Arbitrage-Free Term Structure via Spectral Coefficient Constraints
Abstract
We propose a yield curve model that combines three properties rarely found together: (i) arbitrage-free dynamics by construction, (ii) strong empirical fit with interpretable factors, and (iii) partial formal verification in Lean 4. The model represents the yield curve as a spectral decomposition \(y(\tau) = \sum_{k=0}^{K} A_k(t) \cdot \psi_k(\tau)\) where \(\psi_k\) are Fourier-cosine basis functions on the maturity domain and \(A_k(t)\) follow independent Ornstein--Uhlenbeck processes with autocorrelation times \(\tau_k = C \cdot k^{-\alpha}\). The Fejér bound on the coefficients guarantees yield non-negativity (Lean-verified) and, under a weighted extension, forward-rate positivity --- without requiring the Heath--Jarrow--Morton drift condition. Applied to US Treasury data (2004--2025), the first three cosine modes align with the Nelson--Siegel level, slope, and curvature interpretation, PCA explains 99.9\% of yield variance with 3 factors, and the power law \(\tau_k \sim k^{-1.3}\) fits with \(R^2 = 0.76\) across 6 modes in normal regimes.
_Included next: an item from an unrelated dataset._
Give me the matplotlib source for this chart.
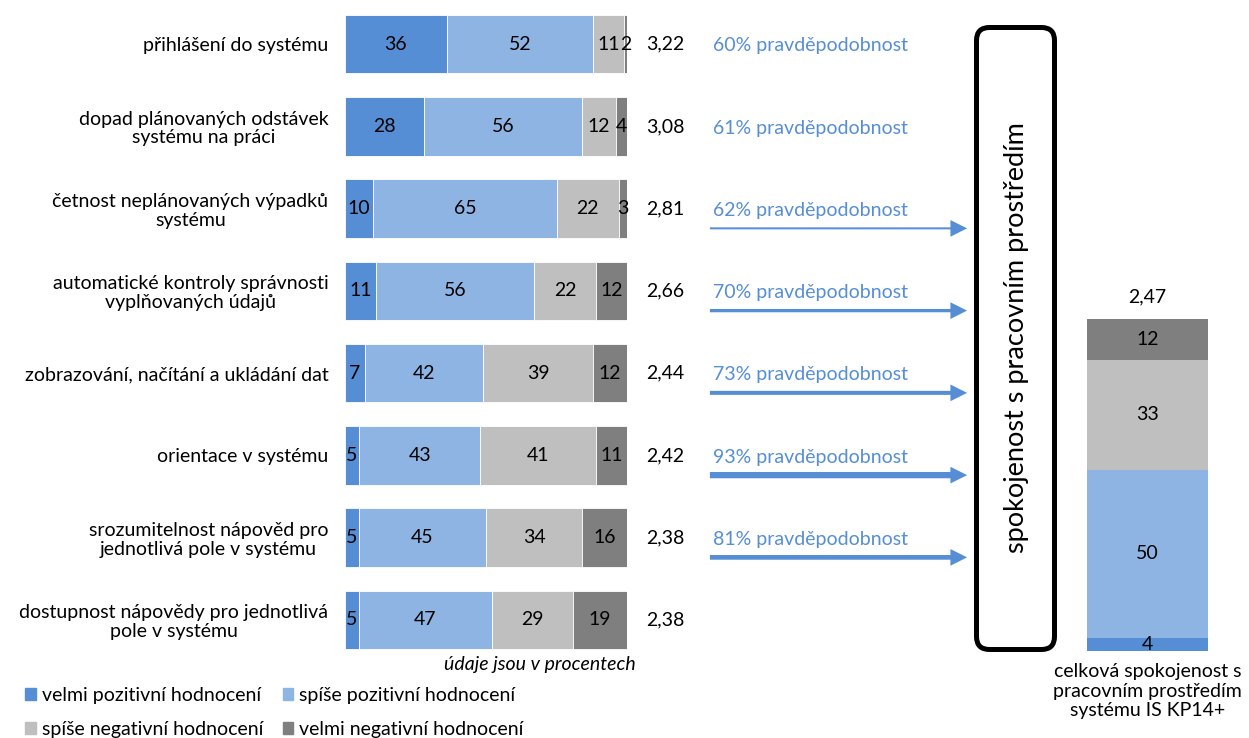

The power law breaks down during crises. The term premium decomposes naturally into mode risk premia. Core structural results (yield non-negativity, OU dynamics, power-law monotonicity) are machine-verified in Lean 4 with zero sorry.
Novelty
Replacing the HJM drift condition with a state-space Fejér coefficient bound to enforce no-arbitrage in a spectral yield curve model, plus documenting an empirical power-law decay in factor mean-reversion times.